How I got here (part 1)

From journalist to translator

simon_berrill_07

I loved being a journalist. When I began my career I was young and keen, willing to work long hours for little pay just for the love of the job. I liked getting to the bottom of a story, clarifying a situation and writing it as concisely and interestingly as I could. I had ambitions, most of which ended up unfulfilled as my time as a middle manager ended in failure and frustration. But in the middle of all that I learned one of the most important lessons of my working life: those who are promoted are not always, or even usually, those who are best at the job. I realised that the really wise journalists I knew were the ones who had stuck to what they enjoyed and avoided the temptation to think, just because they were capable of running things better than those in charge, that it was a good idea to try to do it.

All that experience has been invaluable to me since I became a translator. Now, of course, I get to the bottom of the meanings of words rather than researching news stories, but I still love to get a clear understanding of a situation and produce the sharpest, most interesting text I can.  The other lesson my time in journalism taught me is equally important. I’m never again going to allow myself to be distracted from the work I like doing – translating – and everything is aimed at allowing me as much working time as possible to do just that. Being responsible for other people’s work is not for me. That’s why I’m not a translation agency and I’m not going to become one. I don’t like adminstration and accounts, so I outsource as much as I can. I’m not a web designer, so I’ve got a professional to create my website. What I do is produce the best translations that I can. And that’s much more satisfying than any job I’ve ever had.

5 Comments

  1. Hi Simon,

    I really enjoy reading about other translators’ backgrounds, and as broad as our backgrounds are, I’ve not yet but a colleague who is a former journalist, so it’s really fascinating to learn about the transferable experience you gained and you now apply to your work. Looking forward to part 2.

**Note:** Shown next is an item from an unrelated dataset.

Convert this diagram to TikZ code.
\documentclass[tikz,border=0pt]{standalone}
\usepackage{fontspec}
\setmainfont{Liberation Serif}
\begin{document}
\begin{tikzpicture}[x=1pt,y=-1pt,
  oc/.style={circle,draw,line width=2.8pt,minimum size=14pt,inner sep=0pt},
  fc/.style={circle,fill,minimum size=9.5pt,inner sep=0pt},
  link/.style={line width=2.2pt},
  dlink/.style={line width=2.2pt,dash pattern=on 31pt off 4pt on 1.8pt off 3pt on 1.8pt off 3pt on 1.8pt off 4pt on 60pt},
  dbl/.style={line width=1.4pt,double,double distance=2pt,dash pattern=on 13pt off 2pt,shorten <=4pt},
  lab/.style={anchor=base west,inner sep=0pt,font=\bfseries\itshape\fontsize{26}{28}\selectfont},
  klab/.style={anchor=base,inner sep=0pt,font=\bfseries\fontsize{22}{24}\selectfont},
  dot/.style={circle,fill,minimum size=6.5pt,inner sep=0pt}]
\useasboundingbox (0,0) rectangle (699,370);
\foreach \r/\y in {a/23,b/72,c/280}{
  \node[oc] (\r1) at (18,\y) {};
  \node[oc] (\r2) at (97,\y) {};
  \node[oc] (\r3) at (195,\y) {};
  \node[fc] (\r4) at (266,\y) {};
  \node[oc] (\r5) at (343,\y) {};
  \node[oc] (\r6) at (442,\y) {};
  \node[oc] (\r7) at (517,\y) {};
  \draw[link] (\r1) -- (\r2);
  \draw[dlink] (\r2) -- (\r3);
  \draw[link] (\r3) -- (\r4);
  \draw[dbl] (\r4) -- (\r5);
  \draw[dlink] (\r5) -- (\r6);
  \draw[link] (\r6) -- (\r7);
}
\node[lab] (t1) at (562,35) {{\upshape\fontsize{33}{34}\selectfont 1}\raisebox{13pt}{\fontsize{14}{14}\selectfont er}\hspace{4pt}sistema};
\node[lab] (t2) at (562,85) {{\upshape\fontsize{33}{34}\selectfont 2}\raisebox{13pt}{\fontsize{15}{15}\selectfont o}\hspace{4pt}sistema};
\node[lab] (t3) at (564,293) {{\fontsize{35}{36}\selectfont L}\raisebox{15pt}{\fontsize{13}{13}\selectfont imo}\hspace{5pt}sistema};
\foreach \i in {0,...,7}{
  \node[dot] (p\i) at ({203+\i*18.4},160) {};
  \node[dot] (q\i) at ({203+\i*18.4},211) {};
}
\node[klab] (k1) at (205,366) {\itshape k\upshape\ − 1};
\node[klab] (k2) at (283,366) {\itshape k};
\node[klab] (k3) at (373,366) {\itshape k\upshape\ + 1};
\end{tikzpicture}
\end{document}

    PS – See if you can get some buttons added to your blog so we can share your posts on Twitter 🙂

    Reply
  2. Thanks, Lloyd. with this one I wanted to concentrated on the not so obvious transferable experience, because the ability to write in English is clearly the most important skill I’ve been able to move across into translation. I’ll be telling more of my story soon. And I’ll look at the Twitter thing with my IT man. I’ve been too busy with the website in the past few months to even think about going on to Twitter.

    Reply
  3. It impresses me quite a lot how you reconducted your journalism experience into translation. Two careers that certainly, if combined wisely, could shape a good translator. Cheers and Happy New Year, dear colleague!It impresses me quite a lot how you reconducted your journalism experience into translation. Two careers that certainly, if combined wisely, could shape a good translator. To me, this sentence: ”clarifying a situation and writing it as concisely and interestingly as I could” is the key to understand that we all the translators should make people conscious of what lies beneath being one. The same goes for the background, that might be not only linguistic, but cultural and open-minded. Cheers and Happy New Year, dear colleague!

    Reply
    • Thanks, Patricia. Happy New Year to you too!

      Reply
    • Thanks for your post, Patricia. I didn’t realise I hadn’t replied to you, but I think I approved your post when I was away over Christmas and perhaps I wasn’t able to send the reply. Anyway, I appreciate your kind words and I hope you’re having a great start to the New Year.